Wednesday, July 12, 2017

Bonobos Will Treat You Right and Not Like those Damn Chimpanzees #Science #Ethology #Sex

Two baby bonobos.

Credit: © gudkovandrey / Fotolia

Bonobos have a reputation for being the peaceful, free-loving hippies of the primate world. But, researchers reporting in Current Biology on July 10 have discovered that despite friendly relations between the sexes, particular males have a surprisingly strong advantage over others when it comes to fathering offspring. For example, researchers found in one group that the most reproductively successful bonobo male fathered more than 60 percent of the next generation.

Science Daily:  In fathering, peace-loving bonobos don't spread the love

There was a throwaway line which floated about for a while, who's your daddy, and it seems in this bonobo group they can point to one male to say, "He was."

I hadn't heard so much about bonobos as peaceful hippies but rather the ones with the greatest enthusiasm for sex in the world of primates.  Humans like to think we're so sexy but we're amateurs.

The findings show that the reproductive skew -- the extent to which a single male versus many males sires offspring -- is much higher among bonobos than it is in male-dominated and more aggressive chimpanzees. While the reasons behind that skew aren't yet entirely clear, the researchers suspect that it may come down to a tendency for many females to choose to mate with the same attractive male.

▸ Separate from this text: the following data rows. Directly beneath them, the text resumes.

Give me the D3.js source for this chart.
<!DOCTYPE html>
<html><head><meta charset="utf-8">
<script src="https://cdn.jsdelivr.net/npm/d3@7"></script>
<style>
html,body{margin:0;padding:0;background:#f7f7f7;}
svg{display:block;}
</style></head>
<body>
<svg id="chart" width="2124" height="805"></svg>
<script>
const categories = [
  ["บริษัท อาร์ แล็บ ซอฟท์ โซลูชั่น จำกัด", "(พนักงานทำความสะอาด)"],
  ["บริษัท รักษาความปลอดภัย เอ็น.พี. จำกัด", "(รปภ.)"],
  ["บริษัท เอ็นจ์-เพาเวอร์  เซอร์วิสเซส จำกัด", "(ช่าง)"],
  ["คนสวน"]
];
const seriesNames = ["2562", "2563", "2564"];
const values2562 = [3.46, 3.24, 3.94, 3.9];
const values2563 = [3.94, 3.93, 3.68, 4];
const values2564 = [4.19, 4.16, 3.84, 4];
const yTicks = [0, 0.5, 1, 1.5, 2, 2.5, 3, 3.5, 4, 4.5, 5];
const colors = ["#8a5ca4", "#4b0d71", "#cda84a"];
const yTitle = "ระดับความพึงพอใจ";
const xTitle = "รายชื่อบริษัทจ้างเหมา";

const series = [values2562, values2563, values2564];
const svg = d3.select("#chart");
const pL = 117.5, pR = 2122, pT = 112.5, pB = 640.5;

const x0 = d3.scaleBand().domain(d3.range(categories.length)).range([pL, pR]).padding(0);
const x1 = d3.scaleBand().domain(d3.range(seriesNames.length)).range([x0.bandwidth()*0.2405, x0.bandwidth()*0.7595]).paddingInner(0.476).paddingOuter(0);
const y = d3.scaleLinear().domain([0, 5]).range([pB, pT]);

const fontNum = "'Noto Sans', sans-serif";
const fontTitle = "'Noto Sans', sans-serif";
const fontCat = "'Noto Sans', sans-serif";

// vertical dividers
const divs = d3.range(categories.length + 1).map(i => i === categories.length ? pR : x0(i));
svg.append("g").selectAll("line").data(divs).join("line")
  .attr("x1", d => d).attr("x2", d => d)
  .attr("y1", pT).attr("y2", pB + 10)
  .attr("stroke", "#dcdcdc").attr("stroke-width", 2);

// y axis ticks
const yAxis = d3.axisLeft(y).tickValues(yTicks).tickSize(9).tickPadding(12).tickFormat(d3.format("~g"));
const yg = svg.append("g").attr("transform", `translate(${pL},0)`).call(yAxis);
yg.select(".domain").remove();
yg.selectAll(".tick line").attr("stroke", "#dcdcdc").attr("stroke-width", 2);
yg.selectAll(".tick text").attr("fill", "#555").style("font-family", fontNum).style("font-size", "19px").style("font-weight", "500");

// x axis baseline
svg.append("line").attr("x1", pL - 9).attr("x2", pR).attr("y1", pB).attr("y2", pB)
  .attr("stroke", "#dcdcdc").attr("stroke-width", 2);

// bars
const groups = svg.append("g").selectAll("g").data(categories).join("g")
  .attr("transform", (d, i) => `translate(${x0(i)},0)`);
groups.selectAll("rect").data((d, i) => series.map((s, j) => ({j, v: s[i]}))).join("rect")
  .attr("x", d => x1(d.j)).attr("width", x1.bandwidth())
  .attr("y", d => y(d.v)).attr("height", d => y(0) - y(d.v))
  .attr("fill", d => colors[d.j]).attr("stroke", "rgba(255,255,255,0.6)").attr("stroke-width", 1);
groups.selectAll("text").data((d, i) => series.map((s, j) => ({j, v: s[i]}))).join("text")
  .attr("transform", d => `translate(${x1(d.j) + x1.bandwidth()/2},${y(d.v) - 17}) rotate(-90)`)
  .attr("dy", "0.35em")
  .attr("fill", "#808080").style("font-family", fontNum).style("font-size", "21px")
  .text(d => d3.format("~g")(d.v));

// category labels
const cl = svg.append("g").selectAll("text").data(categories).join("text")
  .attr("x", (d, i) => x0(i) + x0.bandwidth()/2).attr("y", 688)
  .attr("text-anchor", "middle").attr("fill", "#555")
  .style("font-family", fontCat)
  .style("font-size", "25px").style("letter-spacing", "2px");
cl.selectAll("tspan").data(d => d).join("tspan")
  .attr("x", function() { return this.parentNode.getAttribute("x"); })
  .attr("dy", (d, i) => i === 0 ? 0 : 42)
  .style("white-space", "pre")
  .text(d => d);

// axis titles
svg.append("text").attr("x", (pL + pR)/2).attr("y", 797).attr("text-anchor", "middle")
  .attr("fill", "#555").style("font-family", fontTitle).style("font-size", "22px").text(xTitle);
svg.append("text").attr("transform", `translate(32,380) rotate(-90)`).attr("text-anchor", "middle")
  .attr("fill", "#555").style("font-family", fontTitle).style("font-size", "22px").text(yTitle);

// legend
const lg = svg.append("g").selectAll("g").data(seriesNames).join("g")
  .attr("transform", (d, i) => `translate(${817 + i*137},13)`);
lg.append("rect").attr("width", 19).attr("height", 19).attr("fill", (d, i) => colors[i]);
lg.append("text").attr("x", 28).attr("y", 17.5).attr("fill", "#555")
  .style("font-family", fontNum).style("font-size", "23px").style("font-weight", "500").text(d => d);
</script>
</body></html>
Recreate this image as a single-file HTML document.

"The funny thing under such a scenario would be that most of the females would have the same preference for Camillo, the alpha male and 'Brad Pitt' of the bonobos at our research site," says Martin Surbeck of the Max Planck Institute for Evolutionary Anthropology in Germany.

- SD

So there's the good news and the bad news, mates.  If you're hot like Brad Pitt among bonobos then you will meet lots of chicks but otherwise your life won't change all that much and you will still be drinking beer while you watch cage fights on TV.

Surbeck and colleagues, including Kevin Langergraber at Arizona State University's School of Human Evolution and Social Change and ASU's Institute of Human Origins, have a long-standing interest in bonobo society and particularly in the relationships between males and females. Bonobos are known for their friendly nature and lack of aggression. In that friendly setting, bonobo males often seem to invest in friendly relationships with particular females. The researchers wondered whether those "friendships" were leading to greater paternity success for those males.

- SD

Bonobo charm ... learn some of that, mates.

The researchers had hypothesized that bonobo females' freedom to choose their mates would mean a more balanced distribution of paternity amongst males in the group. But they found just the opposite. While more work is needed to explore the reasons behind that skew, the researchers say, "if female choice is the mechanisms behind our observation, all females seem to prefer more or less the same male."

- SD

Even in a peaceful and egalitarian world, the chicks all line up for the Big Kahuna, the Brad Pitt of the beach.

Ed:  are you heading up to a moral of the story?

Nooooo but there's more in the article for the interested student.


Anonymous said...

Pretty sure they are in the middle of the Monkey Selfie lawsuit
I hope they have a great legal team

Peas InOurThyme said...

Making a career out of doing nothing is some kind of survival skill, I suppose. Twisted.